Wednesday, July 13, 2011

July Secret Agent #31

GENRE: YA mystery

Paris, France
The place I least wanted to be
Day one of my summer vacation

As I dragged my little sister out the Charles de Gaulle Airport, a lady on the sidewalk by the taxi stand screamed. “Thief! Stop him! He's got my purse.”

My sister tugged on my shirt. “What's happening, Dave?”

"Hold on, Ruthie, let me find out."

The screamer turned out to be a blonde lady in a purple suit on the sidewalk by the taxi stand. She pointed at a kid running through the drizzle, a s***-eating grin on his face. He stole something and
nobody caught him.

"Look out, Ruthie. Stay here and watch the bags."

The thief looked about my age, seventeen. He wore scruffy clothes that bagged around his skinny body. A lady's purse under his arm, he headed toward me, zigzagging, jumping over luggage, and holding his
other arm out to push bystanders away.

“Stop him somebody, please!” The lady pointed at the thief.

Nobody else made a move, so I decided it was up to me. I dashed across the cement, grabbed him around the shoulders and neck, and tackled him. Down we went, making a loud thud when we hit the

The crowd clapped and cheered as I yanked the purse out of his hands. In my head, I was defensive end, Osi Umenyiora, of the New York Giants, holding up a recovered fumble.

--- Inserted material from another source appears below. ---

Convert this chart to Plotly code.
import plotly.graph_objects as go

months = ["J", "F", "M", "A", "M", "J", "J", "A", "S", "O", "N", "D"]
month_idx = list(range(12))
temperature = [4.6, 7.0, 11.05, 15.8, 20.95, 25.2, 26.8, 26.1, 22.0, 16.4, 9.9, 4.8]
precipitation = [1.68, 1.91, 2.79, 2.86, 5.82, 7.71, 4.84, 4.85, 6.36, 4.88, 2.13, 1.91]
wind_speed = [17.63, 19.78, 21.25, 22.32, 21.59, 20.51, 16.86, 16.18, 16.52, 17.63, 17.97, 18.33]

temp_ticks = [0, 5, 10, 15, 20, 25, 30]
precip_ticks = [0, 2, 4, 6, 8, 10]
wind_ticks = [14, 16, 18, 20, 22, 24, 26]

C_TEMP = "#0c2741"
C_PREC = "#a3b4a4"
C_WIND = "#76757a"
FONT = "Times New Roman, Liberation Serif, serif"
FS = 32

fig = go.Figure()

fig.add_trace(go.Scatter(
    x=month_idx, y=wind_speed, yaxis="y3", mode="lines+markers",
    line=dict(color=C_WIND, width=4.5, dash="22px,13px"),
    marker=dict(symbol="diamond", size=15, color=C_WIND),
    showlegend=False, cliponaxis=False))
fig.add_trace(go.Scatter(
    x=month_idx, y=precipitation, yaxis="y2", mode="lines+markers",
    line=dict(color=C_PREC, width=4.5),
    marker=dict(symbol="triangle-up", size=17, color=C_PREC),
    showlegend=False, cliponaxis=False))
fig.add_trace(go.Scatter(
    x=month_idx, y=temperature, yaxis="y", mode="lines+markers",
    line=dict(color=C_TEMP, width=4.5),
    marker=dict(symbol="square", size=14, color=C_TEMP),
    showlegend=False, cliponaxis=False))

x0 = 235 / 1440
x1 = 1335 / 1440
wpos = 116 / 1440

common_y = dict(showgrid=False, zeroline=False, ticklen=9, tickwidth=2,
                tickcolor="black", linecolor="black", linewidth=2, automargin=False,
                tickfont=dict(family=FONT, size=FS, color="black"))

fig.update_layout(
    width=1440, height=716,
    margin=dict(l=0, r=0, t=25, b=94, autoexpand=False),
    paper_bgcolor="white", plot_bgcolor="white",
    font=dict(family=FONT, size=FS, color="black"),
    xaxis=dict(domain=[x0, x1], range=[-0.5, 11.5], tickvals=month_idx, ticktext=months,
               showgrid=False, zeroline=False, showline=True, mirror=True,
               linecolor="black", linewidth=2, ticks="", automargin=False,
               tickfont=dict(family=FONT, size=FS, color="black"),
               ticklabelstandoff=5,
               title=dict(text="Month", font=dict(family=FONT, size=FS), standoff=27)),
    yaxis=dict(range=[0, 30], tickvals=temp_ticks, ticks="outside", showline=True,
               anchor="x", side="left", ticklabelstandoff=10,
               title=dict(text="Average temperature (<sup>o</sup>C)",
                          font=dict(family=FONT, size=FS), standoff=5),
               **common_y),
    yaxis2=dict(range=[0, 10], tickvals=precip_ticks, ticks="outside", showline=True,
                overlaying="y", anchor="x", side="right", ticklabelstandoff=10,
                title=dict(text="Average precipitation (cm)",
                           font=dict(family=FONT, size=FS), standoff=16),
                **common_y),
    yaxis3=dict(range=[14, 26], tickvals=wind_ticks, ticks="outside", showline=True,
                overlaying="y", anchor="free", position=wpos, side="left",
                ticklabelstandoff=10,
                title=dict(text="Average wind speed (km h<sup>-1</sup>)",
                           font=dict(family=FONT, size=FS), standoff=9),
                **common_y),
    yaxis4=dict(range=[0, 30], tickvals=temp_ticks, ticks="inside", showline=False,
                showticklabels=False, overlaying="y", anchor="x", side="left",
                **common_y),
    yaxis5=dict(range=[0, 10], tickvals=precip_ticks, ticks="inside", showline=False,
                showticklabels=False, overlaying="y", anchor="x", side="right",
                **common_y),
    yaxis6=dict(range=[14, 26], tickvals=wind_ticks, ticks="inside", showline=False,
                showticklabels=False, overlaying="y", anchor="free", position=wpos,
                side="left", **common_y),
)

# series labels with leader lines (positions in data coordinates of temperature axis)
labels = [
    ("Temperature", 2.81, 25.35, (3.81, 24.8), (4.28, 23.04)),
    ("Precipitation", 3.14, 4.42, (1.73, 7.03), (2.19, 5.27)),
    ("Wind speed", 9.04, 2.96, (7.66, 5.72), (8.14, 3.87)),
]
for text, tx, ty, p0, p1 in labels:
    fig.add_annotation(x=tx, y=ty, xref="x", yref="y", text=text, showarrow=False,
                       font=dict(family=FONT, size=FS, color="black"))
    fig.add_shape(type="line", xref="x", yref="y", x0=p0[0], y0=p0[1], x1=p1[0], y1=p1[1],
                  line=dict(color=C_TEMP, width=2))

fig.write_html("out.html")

  1. I liked it! The scene was set up well, with Dave and Ruthie and the woman whose bag had been stolen. Ruthie being there obviously presents an obstacle; Dave can't abandon his little sister(?), but he feels the need to stop this wrong he sees going on. I would like to know exactly why he feels that need. If it's more than just "no one else did anything so it was up to me." Also, this sentence, "He stole something and nobody caught him," could be stronger, give us more sense of the MC's voice. Maybe something like, "He thought he was going get away with it, the scumbag." Not necessarily those words, but something more indicative of the MC's state of mind. I thought you did a really nice job here :)
    Ninja Girl

  2. A pure and simple setup to what could be a fantastic story! Although I have no idea what "The Fogged Mirror" is going to be about, I already have a good sense of Dave and Ruthie's personalities. I'd read on a bit more, if nothing else, to find out why Dave doesn't want to be in Paris.

    Good luck!

  3. I think the scene is very exciting, but I think you have some unnecessary phrases. Look at what you can delete and still understand the story. Since the scene is intense keeping out redundant sentences will make it stronger.

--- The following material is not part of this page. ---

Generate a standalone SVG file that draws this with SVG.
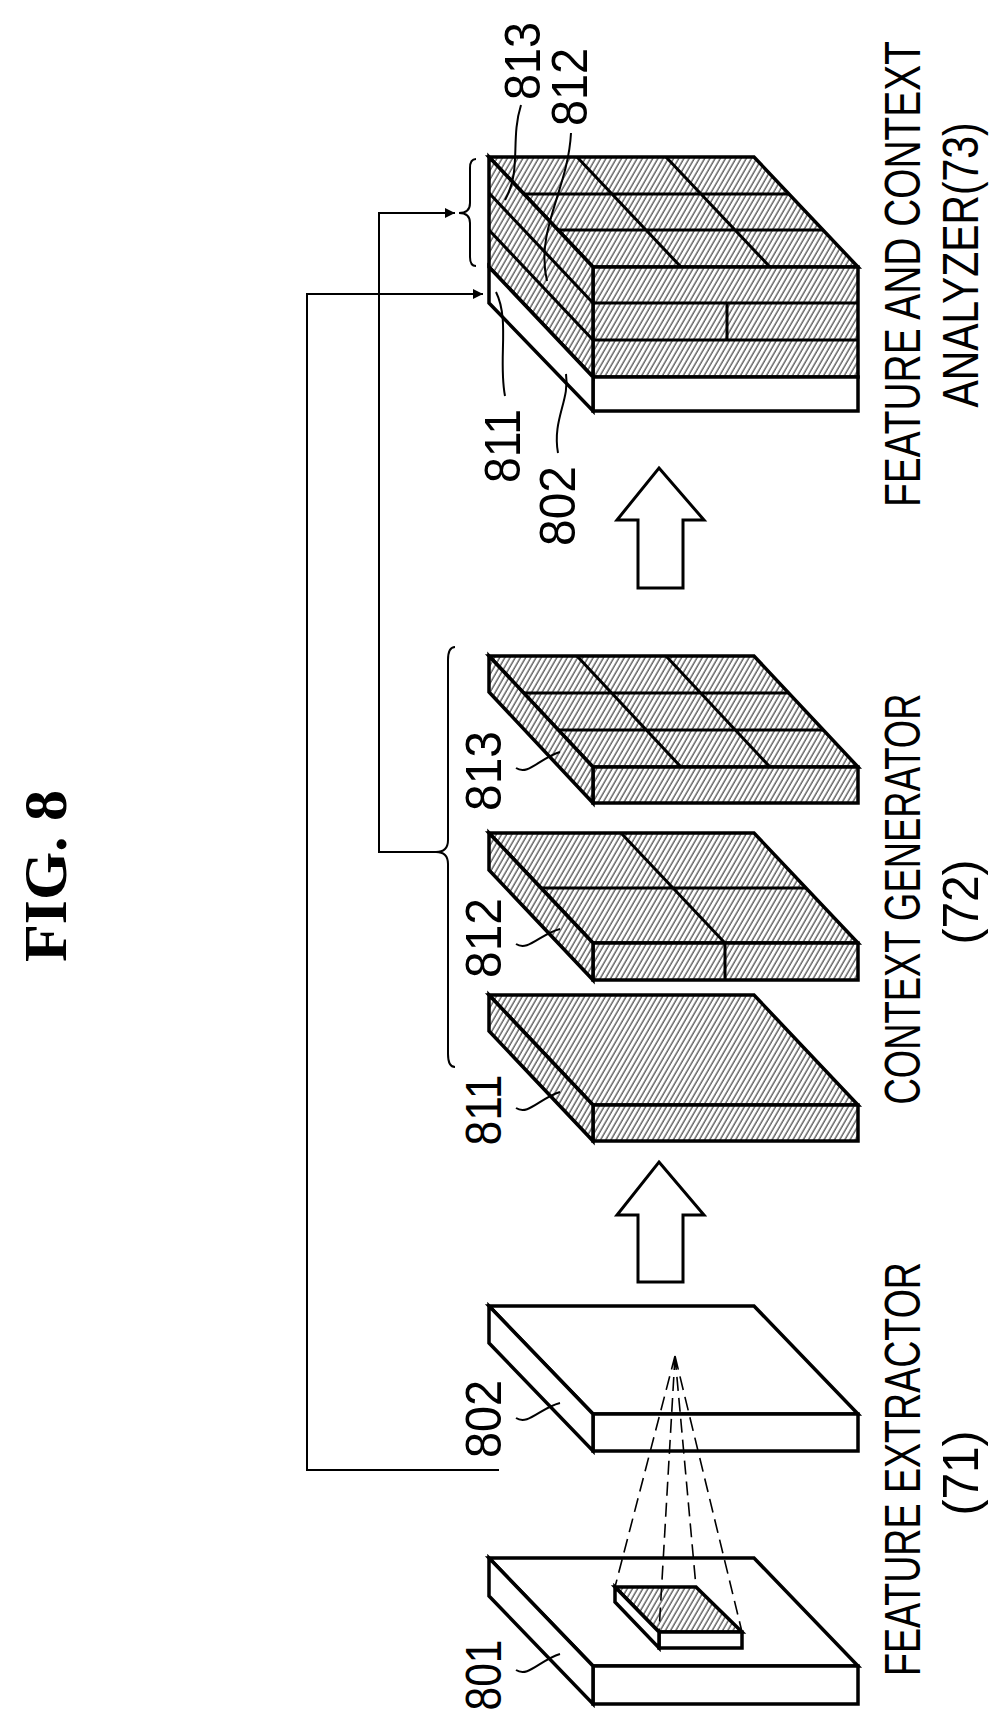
<svg xmlns="http://www.w3.org/2000/svg" width="1003" height="1731" viewBox="0 0 1003 1731">
<style>
.o{stroke:#000;stroke-width:3.5;stroke-linejoin:miter;fill:#fff}
.hh{stroke:#000;stroke-width:3.5;fill:url(#h)}
.g{stroke:#000;stroke-width:3;fill:none}
.c{stroke:#000;stroke-width:2;fill:none}
.d{stroke:#000;stroke-width:1.6;fill:none;stroke-dasharray:14 7}
.t{font-family:"Liberation Sans",Arial,sans-serif;font-size:50px;fill:#000}
.ti{font-family:"Liberation Serif","Times New Roman",serif;font-weight:bold;font-size:62px;fill:#000}
</style>
<defs>
<pattern id="h" width="4.5" height="4.5" patternUnits="userSpaceOnUse" patternTransform="rotate(30)">
<rect width="4.5" height="4.5" fill="#fff"/>
<line x1="1" y1="0" x2="1" y2="4.5" stroke="#000" stroke-width="0.9"/>
</pattern>
<marker id="ar" viewBox="0 0 10 10" refX="10" refY="5" markerWidth="10" markerHeight="10" markerUnits="userSpaceOnUse" orient="auto"><path d="M0,0 L10,5 L0,10 Z" fill="#000"/></marker>
</defs>
<rect width="1003" height="1731" fill="#fff"/>
<text class="ti" text-anchor="middle" transform="translate(66,876) rotate(-90)">FIG. 8</text>

<g id="connectors">
<path class="c" d="M499,1470 H307 V294 H483" marker-end="url(#ar)"/>
<path class="c" d="M437,852 H379 V213 H455" marker-end="url(#ar)"/>
<path class="c" d="M455,647 Q448,647 448,660 L448,840 Q448,852 436,852 Q448,852 448,864 L448,1054 Q448,1067 455,1067"/>
<path class="c" d="M476,159 Q470,159 470,168 L470,203 Q470,213 459,213 Q470,213 470,223 L470,257 Q470,266 476,266"/>
<polygon class="g" fill="#fff" points="659,468 704,520 683,520 683,588 638,588 638,520 617,520"/>
<polygon class="g" fill="#fff" points="659,1162 704,1215 683,1215 683,1282 638,1282 638,1215 617,1215"/>
</g>

<g id="n801">
<path class="o" d="M489,1558 L754,1558 L858,1666 L593,1666 Z"/>
<rect class="o" x="593" y="1666" width="265" height="38"/>
<path class="o" d="M489,1558 L593,1666 L593,1704 L489,1596 Z"/>
<path class="hh" d="M615,1587 L696,1587 L742,1632 L659,1632 Z"/>
<rect class="o" x="659" y="1632" width="83" height="16"/>
<path class="o" d="M615,1587 L659,1632 L659,1648 L615,1602 Z"/>
<text class="t" textLength="71" lengthAdjust="spacingAndGlyphs" text-anchor="middle" transform="translate(501,1675) rotate(-90)">801</text>
<path class="c" d="M516,1670 C528,1678 540,1660 560,1654"/>
</g>

<g id="n802">
<path class="o" d="M489,1306 L754,1306 L858,1414 L593,1414 Z"/>
<rect class="o" x="593" y="1414" width="265" height="37"/>
<path class="o" d="M489,1306 L593,1414 L593,1451 L489,1343 Z"/>
<text class="t" textLength="78" lengthAdjust="spacingAndGlyphs" text-anchor="middle" transform="translate(501,1419) rotate(-90)">802</text>
<path class="c" d="M516,1418 C528,1426 540,1408 560,1403"/>
</g>

<g id="dashes">
<path class="d" d="M675,1356 L615,1587 M675,1356 L659,1632 M675,1356 L696,1587 M675,1356 L742,1632"/>
</g>

<g id="n811">
<path class="hh" d="M489,995 L754,995 L858,1105 L593,1105 Z"/>
<rect class="hh" x="593" y="1105" width="265" height="36"/>
<path class="hh" d="M489,995 L593,1105 L593,1141 L489,1031 Z"/>
<text class="t" textLength="71" lengthAdjust="spacingAndGlyphs" text-anchor="middle" transform="translate(501,1110) rotate(-90)">811</text>
<path class="c" d="M516,1108 C528,1116 540,1098 560,1092"/>
</g>

<g id="n812">
<path class="hh" d="M489,833 L754,833 L858,943 L593,943 Z"/>
<rect class="hh" x="593" y="943" width="265" height="37"/>
<path class="hh" d="M489,833 L593,943 L593,980 L489,870 Z"/>
<path class="g" d="M621,833 L725,943 L725,980 M541,888 L806,888"/>
<text class="t" textLength="80" lengthAdjust="spacingAndGlyphs" text-anchor="middle" transform="translate(501,938) rotate(-90)">812</text>
<path class="c" d="M516,944 C528,952 540,934 560,929"/>
</g>

<g id="n813">
<path class="hh" d="M489,656 L754,656 L858,767 L593,767 Z"/>
<rect class="hh" x="593" y="767" width="265" height="36"/>
<path class="hh" d="M489,656 L593,767 L593,803 L489,692 Z"/>
<path class="g" d="M577,656 L681,767 M666,656 L770,767 M524,693 L789,693 M558,730 L823,730"/>
<text class="t" textLength="80" lengthAdjust="spacingAndGlyphs" text-anchor="middle" transform="translate(501,771) rotate(-90)">813</text>
<path class="c" d="M516,768 C528,776 540,758 560,752"/>
</g>

<g id="n73">
<path class="hh" d="M489,157 L754,157 L858,267 L593,267 Z"/>
<rect class="hh" x="593" y="267" width="265" height="110"/>
<rect class="o" x="593" y="377" width="265" height="34"/>
<path class="hh" d="M489,157 L593,267 L593,377 L489,267 Z"/>
<path class="o" d="M489,267 L593,377 L593,411 L489,303 Z"/>
<path class="g" d="M577,157 L681,267 M666,157 L770,267 M524,194 L789,194 M558,230 L823,230"/>
<path class="g" d="M489,193 L593,303 M489,230 L593,340 M593,303 L858,303 M593,340 L858,340 M727,303 L727,340"/>
<text class="t" textLength="78" lengthAdjust="spacingAndGlyphs" text-anchor="middle" transform="translate(540,61) rotate(-90)">813</text>
<text class="t" textLength="78" lengthAdjust="spacingAndGlyphs" text-anchor="middle" transform="translate(587,87) rotate(-90)">812</text>
<text class="t" textLength="74" lengthAdjust="spacingAndGlyphs" text-anchor="middle" transform="translate(520,446) rotate(-90)">811</text>
<text class="t" textLength="80" lengthAdjust="spacingAndGlyphs" text-anchor="middle" transform="translate(575,506) rotate(-90)">802</text>
<path class="c" d="M521,105 C510,140 522,170 505,200"/>
<path class="c" d="M571,133 C568,190 535,230 547,281"/>
<path class="c" d="M505,396 C498,360 510,320 496,292"/>
<path class="c" d="M558,453 C552,420 570,400 566,374"/>
</g>

<g id="labels">
<text class="t" textLength="466" lengthAdjust="spacingAndGlyphs" text-anchor="middle" transform="translate(920,274) rotate(-90)">FEATURE AND CONTEXT</text>
<text class="t" textLength="285" lengthAdjust="spacingAndGlyphs" text-anchor="middle" transform="translate(978,265) rotate(-90)">ANALYZER(73)</text>
<text class="t" textLength="411" lengthAdjust="spacingAndGlyphs" text-anchor="middle" transform="translate(920,899) rotate(-90)">CONTEXT GENERATOR</text>
<text class="t" textLength="85" lengthAdjust="spacingAndGlyphs" text-anchor="middle" transform="translate(978,902) rotate(-90)">(72)</text>
<text class="t" textLength="414" lengthAdjust="spacingAndGlyphs" text-anchor="middle" transform="translate(920,1469) rotate(-90)">FEATURE EXTRACTOR</text>
<text class="t" textLength="85" lengthAdjust="spacingAndGlyphs" text-anchor="middle" transform="translate(978,1473) rotate(-90)">(71)</text>
</g>
</svg>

    Good job! I'd keep reading. Loved the opening.

  4. I loved the chapter title, actually. That drew me in immediately.

    The scene is great, but I felt that the dialogue wasn't so authentic. I have never heard a teenager say to his annoying little sister, "Hold on, Ruthie, let me find out." Especially when he was annoyed at the situation he was in in the first place. He would more likely ignore her, then tell her to watch the bags.

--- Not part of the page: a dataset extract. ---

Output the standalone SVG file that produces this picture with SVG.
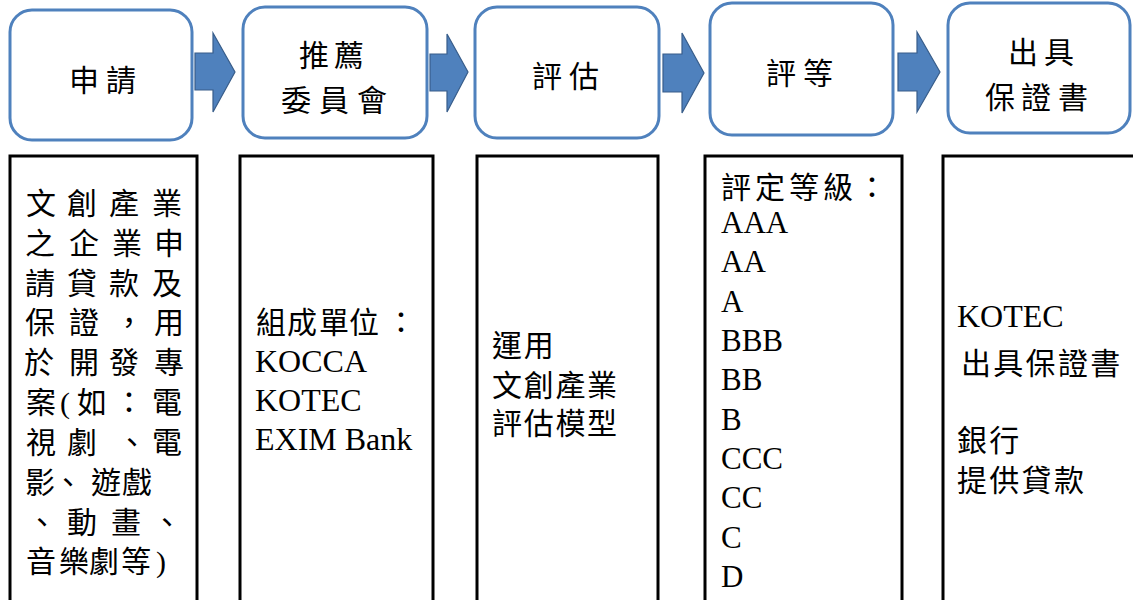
<svg xmlns="http://www.w3.org/2000/svg" width="1133" height="600" viewBox="0 0 1133 600">
<style>
.step{fill:#ffffff;stroke:#4f81bd;stroke-width:3}
.arrow{fill:#4f81bd;stroke:#385d8a;stroke-width:1.2}
.panel{fill:#ffffff;stroke:#000000;stroke-width:3}
text{font-family:"Liberation Serif","Noto Sans CJK TC",serif;fill:#000000}
.t{font-size:30px}
.l{font-size:32px}
.g{font-size:31px}
</style>
<rect width="1133" height="600" fill="#ffffff"/>
<g id="connectors">
<polygon class="arrow" points="195,53 213,53 213,33 235,72 213,112 213,90 195,90"/>
<polygon class="arrow" points="430,54 447,54 447,34 468,72 447,112 447,91 430,91"/>
<polygon class="arrow" points="663,54 682,54 682,33 704,73 682,113 682,92 663,92"/>
<polygon class="arrow" points="898,53 917,53 917,32 940,72 917,112 917,91 898,91"/>
</g>
<g id="step1">
<rect class="step" x="10" y="10" width="182" height="130" rx="22"/>
<text class="t" x="69 106" y="91">申請</text>
</g>
<g id="step2">
<rect class="step" x="243" y="7" width="184" height="131" rx="22"/>
<text class="t" x="299 334" y="66">推薦</text>
<text class="t" x="281 319 357" y="111">委員會</text>
</g>
<g id="step3">
<rect class="step" x="475" y="7" width="184" height="131" rx="22"/>
<text class="t" x="532 569" y="87">評估</text>
</g>
<g id="step4">
<rect class="step" x="710" y="3" width="183" height="132" rx="22"/>
<text class="t" x="766 803" y="84">評等</text>
</g>
<g id="step5">
<rect class="step" x="948" y="3" width="182" height="130" rx="22"/>
<text class="t" x="1008 1044" y="63">出具</text>
<text class="t" x="985 1021 1058" y="108">保證書</text>
</g>
<g id="panel1">
<rect class="panel" x="10" y="156" width="187" height="470"/>
<text class="t" x="26 67 109 152" y="214">文創產業</text>
<text class="t" x="25 69 112 154" y="254">之企業申</text>
<text class="t" x="25 67 109 152" y="294">請貸款及</text>
<text class="t" x="25 69 114 154" y="333">保證，用</text>
<text class="t" x="24 69 109 154" y="373">於開發專</text>
<text class="t" x="26 60 77 114 152" y="413">案(如：電</text>
<text class="t" x="26 67 117 152" y="453">視劇、電</text>
<text class="t" x="25 53 91 122" y="493">影、遊戲</text>
<text class="t" x="27 67 111 152" y="533">、動畫、</text>
<text class="t" x="26 59 89 121 156" y="572">音樂劇等)</text>
</g>
<g id="panel2">
<rect class="panel" x="240" y="156" width="193" height="470"/>
<text class="t" x="256 287 319 349 386" y="333">組成單位：</text>
<text class="l" x="255" y="372">KOCCA</text>
<text class="l" x="255" y="411">KOTEC</text>
<text class="l" x="255" y="450">EXIM Bank</text>
</g>
<g id="panel3">
<rect class="panel" x="477" y="156" width="181" height="470"/>
<text class="t" x="492" y="356" letter-spacing="1.7">運用</text>
<text class="t" x="492" y="396" letter-spacing="1.7">文創產業</text>
<text class="t" x="492" y="434" letter-spacing="1.7">評估模型</text>
</g>
<g id="panel4">
<rect class="panel" x="705" y="156" width="197" height="470"/>
<text class="t" x="721" y="198" letter-spacing="4">評定等級：</text>
<text class="g" x="721" y="232.5">AAA</text>
<text class="g" x="721" y="272">AA</text>
<text class="g" x="721" y="311.5">A</text>
<text class="g" x="721" y="351">BBB</text>
<text class="g" x="721" y="390">BB</text>
<text class="g" x="721" y="429.5">B</text>
<text class="g" x="721" y="469">CCC</text>
<text class="g" x="721" y="508">CC</text>
<text class="g" x="721" y="547.5">C</text>
<text class="g" x="721" y="587">D</text>
</g>
<g id="panel5">
<rect class="panel" x="943" y="156" width="220" height="470"/>
<text class="l" x="957" y="327">KOTEC</text>
<text class="t" x="961" y="374" letter-spacing="2.3">出具保證書</text>
<text class="t" x="957" y="451" letter-spacing="2.3">銀行</text>
<text class="t" x="957" y="491" letter-spacing="2.3">提供貸款</text>
</g>
</svg>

    So make sure that your voice is authentic and that you take out unnecessary exposition.

  5. I didn't think the dialogue worked. If someone is screaming "Stop thief! He stole my purse." it seems evident what happened. Where is Dave going to go, to go see? WHo is he going to ask questions of?.

    And then I would have liked to have known his motivation for stopping the thief. Nobody else was doing anything doesn't seem a strong enough reason.

    I really liked the last two pargs. They came off as real and we got a bit of emotion out of Dave (him feeling like a football player) Perhaps work a bit more emotion into the rest of the piece. I think that's what's missing.